Cheesy Chicken and Rice Bake

I chose this recipe for two reasons. First, it’s topped with Ritz crackers and I have some I needed to use up. Secondly, you don’t have to cook the rice first (woohoo!)

After a few less than stellar dinner moments (and one epic failure) this week, I was understandably nervous about this dish.

Source: South of Your Mouth (I love this blog. She posts so many down-home recipes and many of them are easy enough that even I can manage it.)

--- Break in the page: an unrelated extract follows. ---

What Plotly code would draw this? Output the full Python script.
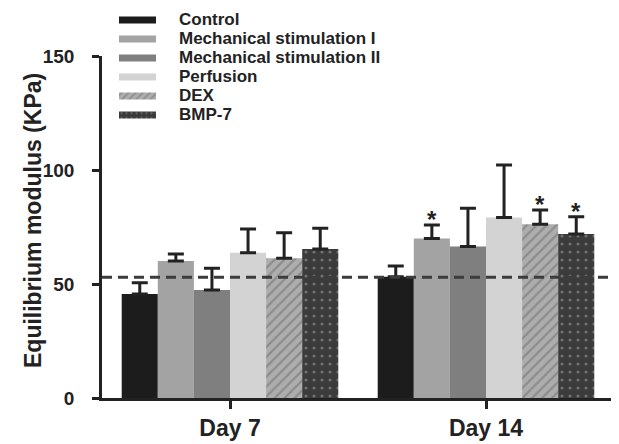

  • 4 chicken breasts (I used the thin sliced by Tyson so I could skip cutting them up.)
  • 2 cans of cheddar soup
  • 1 cup of long-grain rice, uncooked
  • 1 cup of milk
  • 1 tsp of salt
  • 1 1/2 cups of broccoli florets (the original recipe calls for more, but I’m not crazy about broccoli so I went light on it.)
  • 2 sleeves of Ritz crackers, crushed
  • 6 tblsp of butter, melted
  • 1/8 tsp of garlic powder


  1. In a bowl, whisk together soup, milk and salt.
  2. Fold in the rice.
  3. Pour 2/3 of the mixture into a greased 9×13 pan.
  4. Place chicken on top and then pour the rest of the soup mixture on top.
  5. Add broccoli, cover with aluminum foil and bake at 400 for 1 hour.
  6. Combine crackers, butter, and garlic powder.
  7. Take the pan out of the oven, remove the aluminum foil and sprinkle the cracker crumb mixture on top evenly.
  8. Place back in the oven for 20 minutes or until the crackers are brown.

Verdict: Win!

This dinner was definitely a success. It comes together really easy and everyone enjoyed it (even the rice hater in the family.) I really loved the crackers on top, but I think it would be good without them as well. I will definitely be making it again.